I am concerning the proof of continuous mapping theorem for the convergence in probability (see link)
To make the post self-contained, I will provide the necessary definitions here.
Defn 1: Convergence in Probability
The sequence of random variabels $\{T_n\}_{n\geq 1}$ converges in probability to $T$ (possibly a random variable) if and only if \begin{align*} \forall \epsilon>0:\lim_{n\rightarrow\infty}(\|T_n-T\|\leq \epsilon)=1\\ \forall \epsilon>0:\lim_{n\rightarrow\infty}(\|T_n-T\|> \epsilon)=0. \end{align*} We denote this by $T_n\xrightarrow[]{p}T$, $\text{plim}_{n\rightarrow\infty}T_n=T$ or $T_n-T=o_p(1)$.
Defn 2: Continuity
Let $(X,d)$ and $(Y,\rho)$ be two metric spaces, and let $f:X\mapsto Y$ be a funciton. The function $f$ is called continuous at $x\in X$ if for every $\epsilon>0$ there exists $\delta>0$ such that $d(y,x)<\delta\implies \rho(f(y),f(x))<\epsilon$. If $f$ is continuous at all $x\in X$, then we say $f$ is continuous on $X$.

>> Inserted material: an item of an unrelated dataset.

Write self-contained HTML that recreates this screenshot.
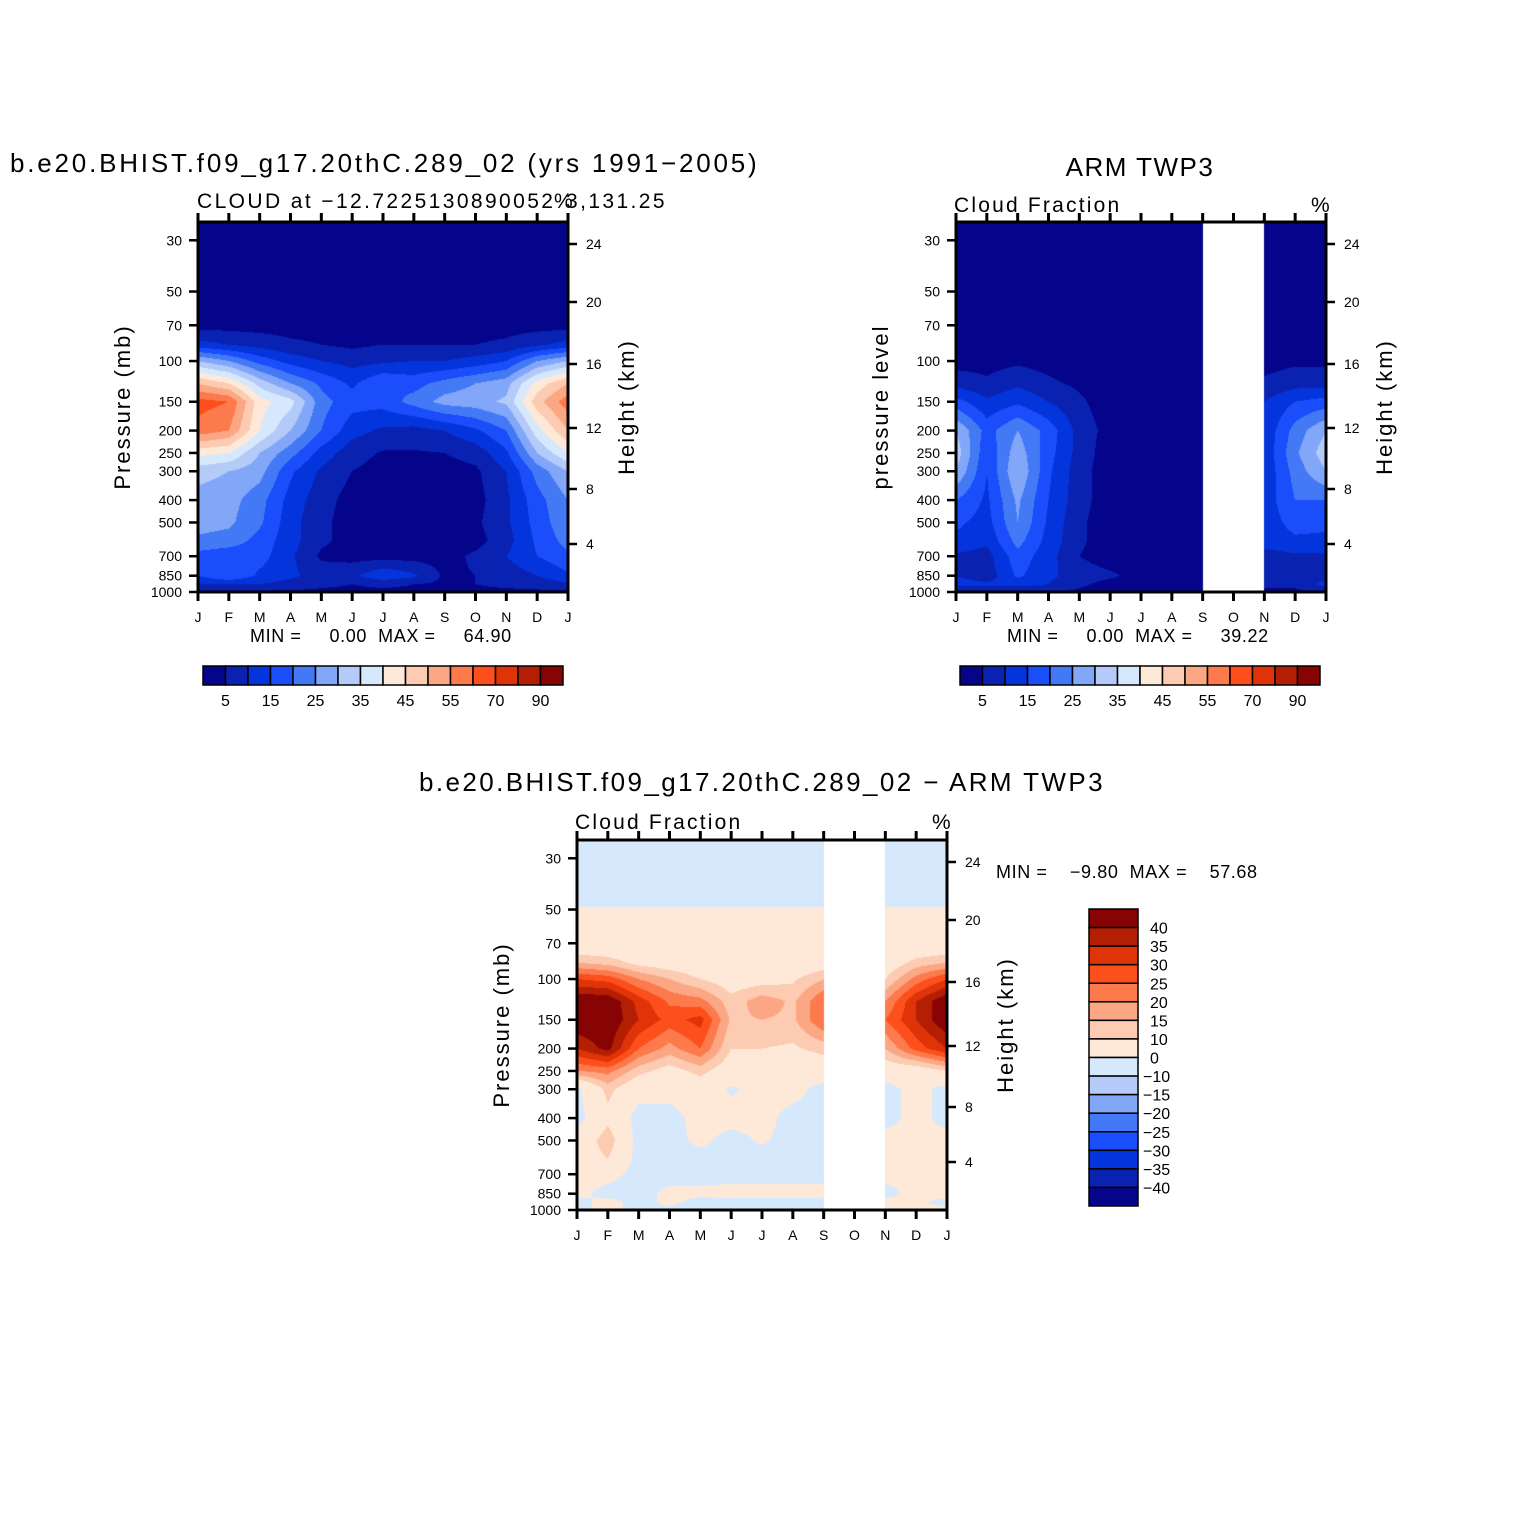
<!DOCTYPE html>
<html><head><meta charset="utf-8">
<style>
html,body{margin:0;padding:0;background:#fff;}
#wrap{position:relative;width:1524px;height:1524px;overflow:hidden;font-family:"Liberation Sans",sans-serif;}
canvas{position:absolute;}
svg{position:absolute;left:0;top:0;}
text{font-family:"Liberation Sans",sans-serif;fill:#000;white-space:pre;}
</style></head>
<body>
<div id="wrap">
<canvas id="c1" width="370" height="370" style="left:198px;top:222px"></canvas>
<canvas id="c2" width="370" height="370" style="left:956px;top:222px"></canvas>
<canvas id="c3" width="370" height="370" style="left:577px;top:840px"></canvas>
<svg id="s" width="1524" height="1524"></svg>
</div>
<script>
// ---- data ----
const months = ["J","F","M","A","M","J","J","A","S","O","N","D","J"];
const pLevels = [1000,925,850,700,600,500,400,300,250,200,150,125,100,85,70,50,30,25];
const pTicks = [30,50,70,100,150,200,250,300,400,500,700,850,1000];
const hTicks = [24,20,16,12,8,4];
const hTickPos = [22,80,142,206,267,322]; // px offsets of height ticks below plot top
const absLevels = [5,10,15,20,25,30,35,40,45,50,55,60,70,80,90];
const absLabels = ["5","15","25","35","45","55","70","90"];
const diffLevels = [-40,-35,-30,-25,-20,-15,-10,0,10,15,20,25,30,35,40];
const diffLabels = ["40","35","30","25","20","15","10","0","−10","−15","−20","−25","−30","−35","−40"];
const palette = ["#05058c","#0a22b2","#0434dc","#1a4efa","#4479f5","#82a7f9","#b4cbf9","#d6e8fc","#fee9d8","#fdcab2","#fca784","#fc7a4c","#fc4f1c","#e03308","#b41f04","#880404"];
// model cloud (rows follow pLevels, cols follow months)
const model = [
[4,4,4,4,4,4,4,4,4,4,4,4,4],
[10,10,10,8,6,5,6,5,4,5,6,7,9],
[15,20,14,11,8,9,14,11,4,5,7,10,14],
[18,16,17,11,4,3,3,3,3,6,10,15,19],
[24,23,18,12,6,3,2,2,2,3,8,16,22],
[27,26,21,12,6,3,2,2,2,4,9,17,24],
[28,27,22,13,7,3,2,2,2,3,9,18,25],
[32,30,27,16,9,5,3,3,3,4,10,22,30],
[42,40,30,22,13,7,4.5,4.5,5,7,14,30,40],
[58,55,40,30,20,12,9,8,10,14,20,38,50],
[62,60,42,37,22,17,17,22,27,28,31,48,58],
[50,45,33,25,19,14,20,18,22,25,28,42,50],
[30,25,18,13,10,8,9,10,10,12,15,25,30],
[12,10,8,6,5,4,5,5,5,5,6,9,12],
[3,3,3,3,3,3,3,3,3,3,3,3,3],
[2,2,2,2,2,2,2,2,2,2,2,2,2],
[2,2,2,2,2,2,2,2,2,2,2,2,2],
[2,2,2,2,2,2,2,2,2,2,2,2,2]];
// ARM TWP3 observed cloud (null = missing)
const obs = [
[5,5,5,5,4,3,2,2,2,null,4,4,5],
[12,11,12,10,6,3,2,2,2,null,6,6,12],
[10,7,16,11,8,6,3,2,2,null,7,7,8],
[9,8,18,12,5,2,2,2,2,null,8,9,9],
[14,11,22,13,6,2,2,2,2,null,12,14,14],
[16,13,25,14,6,2,2,2,2,null,12,17,16],
[20,14,26,15,7,2,2,2,2,null,12,20,20],
[30,15,30,16,7,2,2,2,2,null,11,22,30],
[33,16,28,17,8,2,2,2,2,null,11,24,33],
[30,18,25,18,8,3,2,2,2,null,11,22,30],
[17,11,14,10,6,2,2,2,2,null,10,15,17],
[8,6,9,6,4,2,2,2,2,null,6,8,8],
[3,3,4,3,2,2,2,2,2,null,3,4,4],
[2,2,2,2,2,2,2,2,2,null,2,2,2],
[2,2,2,2,2,2,2,2,2,null,2,2,2],
[2,2,2,2,2,2,2,2,2,null,2,2,2],
[2,2,2,2,2,2,2,2,2,null,2,2,2],
[2,2,2,2,2,2,2,2,2,null,2,2,2]];
// model - obs difference
const diff = [
[-2,2,-2,-2,-2,-2,-2,-2,-2,null,2,2,2],
[-3,3,-3,2,-3,-3,-3,-3,-3,null,3,2,-3],
[3,-3,-3,2,2,3,3,3,3,null,-3,3,3],
[3,3,-3,-3,-3,-3,-3,-3,-3,null,3,3,3],
[5,10,-3,-3,-3,-3,-3,-3,-3,null,3,3,3],
[3,14,-3,-3,2,-3,1,-3,-3,null,3,3,3],
[-3,8,-3,-3,3,3,3,-3,-3,null,-3,3,-3],
[-2,12,3,3,5,-1,3,3,-3,null,-3,3,-3],
[20,22,12,7,12,5,4,4,5,null,5,5,10],
[35,42,25,18,25,10,10,9,12,null,15,27,35],
[45,45,35,28,32,14,15,14,25,null,25,35,45],
[45,45,33,24,22,12,18,14,25,null,20,35,45],
[30,28,20,15,10,6,7,9,15,null,10,22,30],
[15,13,8,6,4,3,3,4,6,null,5,12,15],
[3,3,3,3,3,3,3,3,3,null,3,3,3],
[0.3,0.3,0.3,0.3,0.3,0.3,0.3,0.3,0.3,null,0.3,0.3,0.3],
[-6,-6,-6,-6,-6,-6,-6,-6,-6,null,-6,-6,-6],
[-6,-6,-6,-6,-6,-6,-6,-6,-6,null,-6,-6,-6]];
const maskStart = 8, maskEnd = 10; // S..N missing in obs

// ---- scales ----
const W = 370, H = 370, PTOP = 25;
const LTOP = Math.log10(PTOP), LBOT = Math.log10(1000);
function yOfP(p){ return H*(Math.log10(p)-LTOP)/(LBOT-LTOP); }
function pOfY(y){ return Math.pow(10, LTOP + (y/H)*(LBOT-LTOP)); }
function xOfM(m){ return W*m/(months.length-1); }
function colorIndex(v, lev){ let i=0; while(i<lev.length && v>=lev[i]) i++; return i; }
function hexToRgb(h){ return [parseInt(h.slice(1,3),16),parseInt(h.slice(3,5),16),parseInt(h.slice(5,7),16)]; }
const rgb = palette.map(hexToRgb);
const lP = pLevels.map(p=>Math.log10(p));

function drawField(id, grid, lev, masked){
  const cv = document.getElementById(id), ctx = cv.getContext('2d');
  const img = ctx.createImageData(W,H);
  for(let py=0;py<H;py++){
    const lp = Math.log10(pOfY(py+0.5));
    let r=0; while(r<pLevels.length-2 && lP[r+1] > lp) r++;
    let ty = (lP[r]-lp)/(lP[r]-lP[r+1]); ty=Math.max(0,Math.min(1,ty));
    for(let px=0;px<W;px++){
      const m = (px+0.5)/W*(months.length-1);
      let c = Math.min(Math.floor(m), months.length-2);
      const tx = m-c;
      let idx = (py*W+px)*4;
      if(masked && m>=maskStart && m<=maskEnd){ img.data[idx]=255;img.data[idx+1]=255;img.data[idx+2]=255;img.data[idx+3]=255; continue; }
      const g = (rr,cc)=>{ let v=grid[rr][cc]; if(v===null){ v = grid[rr][cc-1]; } return v; };
      const v = (1-ty)*((1-tx)*g(r,c)+tx*g(r,c+1)) + ty*((1-tx)*g(r+1,c)+tx*g(r+1,c+1));
      const col = rgb[colorIndex(v,lev)];
      img.data[idx]=col[0];img.data[idx+1]=col[1];img.data[idx+2]=col[2];img.data[idx+3]=255;
    }
  }
  ctx.putImageData(img,0,0);
}
drawField('c1', model, absLevels, false);
drawField('c2', obs, absLevels, true);
drawField('c3', diff, diffLevels, true);

// ---- axes ----
const svg = document.getElementById('s');
const NS = "http://www.w3.org/2000/svg";
function el(tag, attrs, parent){ const e=document.createElementNS(NS,tag); for(const k in attrs) e.setAttribute(k,attrs[k]); (parent||svg).appendChild(e); return e; }
function txt(x,y,s,size,anchor,name,extra){
  const t = el('text',Object.assign({x:x,y:y,'font-size':size,'text-anchor':anchor||'start'},extra||{}));
  t.textContent = s;
  
  
  return t;
}
function axes(x0,y0,leftTitle,rightTitle){
  const g = el('g',{});
  
  
  el('rect',{x:x0,y:y0,width:W,height:H,fill:'none',stroke:'#000','stroke-width':3},g);
  months.forEach((m,i)=>{
    const x = x0+xOfM(i);
    el('line',{x1:x,y1:y0+H,x2:x,y2:y0+H+9,stroke:'#000','stroke-width':3},g);
    el('line',{x1:x,y1:y0,x2:x,y2:y0-9,stroke:'#000','stroke-width':3},g);
    txt(x,y0+H+30,m,14,'middle','month-label');
  });
  pTicks.forEach(p=>{
    const y = y0+yOfP(p);
    el('line',{x1:x0,y1:y,x2:x0-9,y2:y,stroke:'#000','stroke-width':2.5},g);
    txt(x0-16,y+5,String(p),14,'end','pressure-tick-label');
  });
  hTicks.forEach((h,i)=>{
    const y = y0+hTickPos[i];
    el('line',{x1:x0+W,y1:y,x2:x0+W+9,y2:y,stroke:'#000','stroke-width':2.5},g);
    txt(x0+W+18,y+5,String(h),14,'start','height-tick-label');
  });
  txt(0,0,leftTitle,22,'middle','y-axis-title',{transform:`translate(${x0-68},${y0+185}) rotate(-90)`,'letter-spacing':'2'});
  txt(0,0,rightTitle,22,'middle','y2-axis-title',{transform:`translate(${x0+W+66},${y0+185}) rotate(-90)`,'letter-spacing':'2'});
}
axes(198,222,'Pressure (mb)','Height (km)');
axes(956,222,'pressure level','Height (km)');
axes(577,840,'Pressure (mb)','Height (km)');

txt(10,172,'b.e20.BHIST.f09_g17.20thC.289_02 (yrs 1991−2005)',26,'start','main-title',{'letter-spacing':'2.8'});
txt(197,208,'CLOUD at −12.7225130890052',21,'start','left-subtitle',{'letter-spacing':'2.4'});
txt(566,208,'3,131.25',21,'start','left-subtitle-tail',{'letter-spacing':'2.4'});
txt(554,208,'%',21,'start','units-label');
txt(1140,176,'ARM TWP3',26,'middle','obs-title',{'letter-spacing':'1.5'});
txt(954,212,'Cloud Fraction',21,'start','obs-subtitle',{'letter-spacing':'2.2'});
txt(1311,212,'%',21,'start','units-label');
txt(762,791,'b.e20.BHIST.f09_g17.20thC.289_02 − ARM TWP3',26,'middle','diff-title',{'letter-spacing':'2.4'});
txt(575,829,'Cloud Fraction',21,'start','diff-subtitle',{'letter-spacing':'2.2'});
txt(932,829,'%',21,'start','units-label');
txt(250,642,'MIN =     0.00  MAX =     64.90',18,'start','min-max-model',{'letter-spacing':'0.6'});
txt(1007,642,'MIN =     0.00  MAX =     39.22',18,'start','min-max-obs',{'letter-spacing':'0.6'});
txt(996,878,'MIN =    −9.80  MAX =    57.68',18,'start','min-max-diff',{'letter-spacing':'0.6'});

// horizontal colorbars
function hbar(x0,y0,name){
  const g = el('g',{});
  
  
  const bw = 360/palette.length;
  palette.forEach((c,i)=>{
    const r = el('rect',{x:x0+i*bw,y:y0,width:bw,height:19,fill:c,stroke:'#000','stroke-width':1.5},g);
    
    
  });
  absLabels.forEach((l,i)=>{
    txt(x0+(2*i+1)*bw,y0+40,l,16,'middle','colorbar-label');
  });
}
hbar(203,666,'model-colorbar');
hbar(960,666,'obs-colorbar');
// vertical colorbar
(function(){
  const x0=1089,y0=909,bh=297/palette.length;
  const g = el('g',{});
  
  
  palette.slice().reverse().forEach((c,i)=>{
    const r = el('rect',{x:x0,y:y0+i*bh,width:49,height:bh,fill:c,stroke:'#000','stroke-width':1.5},g);
    
    
  });
  diffLabels.forEach((l,i)=>{
    txt(l[0]==='−'?1143:1150,y0+(i+1)*bh+6,l,16,'start','colorbar-label');
  });
})();
</script>
</body></html>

Theorem: Continuous Mapping Theorem
Let $\{X_n\}$, $X$ be random elements defined on a metric space $S$. Suppose a function $g:S\mapsto S'$ (where $S'$ is another metric space) has the set of discontinuity points $D_g$ such that $Pr(X\in D_g)=0$. Then \begin{align*} X_n\xrightarrow[]{(\cdot)}X\implies g(X_n)\xrightarrow[]{(\cdot)}g(X) \end{align*} where $\xrightarrow[]{(\cdot)}$ can be either convergence in probability or convergence in distribution or convergence almost surely.
Question
In the proof, it says
The second term converges to zero as $\delta\rightarrow 0$, since the set $B_\delta$ shrinks to an empty set.
I felt like this was a correct statement but was not the reason that $Pr(X\in B_\delta)=0$. Instead, the correct explanation should use the property of continuity. In paticular, since $Pr(|X_n-X|\geq \delta)\rightarrow 0$ for any value of $\delta$ and $g(\cdot)$ is continuous at $X$, for all $\epsilon>0$, there exists $\delta_\epsilon$ such that $|X_n-X|<\delta_\epsilon\implies|g(X_n)-g(X)|<\epsilon$. This means $Pr(|X_n-X|<\delta_\epsilon)\leq Pr(|g(X_n)-g(X)|<\epsilon)$.Since $\lim_{n\rightarrow\infty}Pr(|X_n-X|<\delta_\epsilon)=1$, we have $\lim_{n\rightarrow\infty}Pr(|g(X_n)-g(X)|<\epsilon)=1$ (I have essentially proved the claim here). This also means $\lim_{n\rightarrow\infty}Pr(|g(X_n)-g(X)|>\epsilon)=0$ and I suspect it's possible to use this fact to bound $\lim_{n\rightarrow \infty}Pr(x\in B_{\delta_\epsilon})$. Overall, I don't understand why the need to define this $B_\delta$ object.
I have edited the last bit as the previous use of notation is inaccurate.